78.
Not, as the literal-minded might think, 208--as in 52 times 4--although it could be as high as 104, already reduced to about 100.
That's the number of weeks President Obama has to accomplish his second-term, home-front agenda. Should he be so successful as to restore Democratic congressional dominance by early 2015, he could get another 78-week lease on presidential power; transcendent midterm successes are, however, nearly as rare as an undefiled GOP congressman.
It is this political reality of four years as two, or merely one-point-five, that compels Obama administration officials "to have their foot on the accelerator," as one Democratic strategist told the Hill.
Yet it also explains why Obama's SOTU plea that we stop "drifting from one manufactured crisis to the next" is, while thunderingly commonsensical, pitiably impotent.
Against its better secular judgment (it shot dead its better angels long ago), the GOP has decided that manufactured crises are the material cat's meow. Simple math is at the square root of its decision. A mere one day of extravagant allegations against, say, a defense department nominee, can exponentially translate into, say, four weeks of deadlock. Presto, from 78 to 74, just like that--an entire month of mindless delay, squandered forever.
Meanwhile, immense bickering on the humane inevitability of immigration reform and lots of squabbling and parsing and partisan-loaded committee hearings on profound, unanswered Questions of Our Time--for example, Should we perhaps keep assault rifles and 100-round ammunition drums away from psychotics and criminals?--can easily chew up week after week, after week. "Seventy-eight" is not exactly a numerically high-value target, so the GOP can waste it in no time.
This spring season alone will be congressionally consumed not, however, by the really dicey question of whether it's a good idea for government to help educate impoverished pre-K Americans, but whether we should even have a government that is open at all. And next spring of course will be devoted to month-long recesses as warm-ups for a subsequent summer and fall of reelection campaigning.
"Drifting from one manufactured crisis to the next"? The phrase may be pejoratively outmoded. For when that's the dysfunctional way we operate, month after month, year after year ... well, let's face it, it's really just business as usual.

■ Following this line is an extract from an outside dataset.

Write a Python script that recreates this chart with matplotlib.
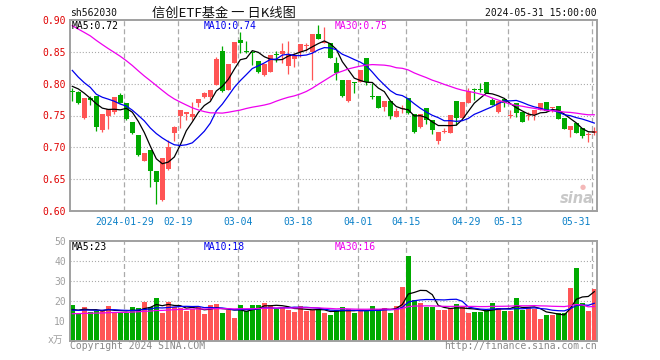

The Founding Fathers created the constitution to maintain the status quo as a tonic of sanity for instincts toward wild swings in governance - in other words true conservatism. So, the deck is stacked against progressives. Change, major change, is slow by design.
As a child, I watched similar change with the death of Jim Crow. At that time, a minority fold endless ways to stall progress with evere zanier and more distasteful tactics. While they were smart tactics, they comprised a losing strategy because the oppositions devolved from frustration to farce.
Insert a small town southern sherif or politician into any script, and you have a ready comedic scene.
We are watching another frustration to farce historic period. Obama's plan to concurrently promote all the popular elements of a progressive agenda is a good strategy for reaching the critical mass of a super-majority in the electorate.
In the near future, writers will insert Tea Party Republican characters into scripts to get easy laughs.
But the wait is frustrating.
Posted by: Robert Lipscomb | February 15, 2013 at 11:09 AM
"While they were smart tactics, they comprised a losing strategy..."
I'm often reminded of a quote attributed to Sun Tzu:
"Strategy without tactics is the slowest route to victory. Tactics without strategy is the noise before defeat."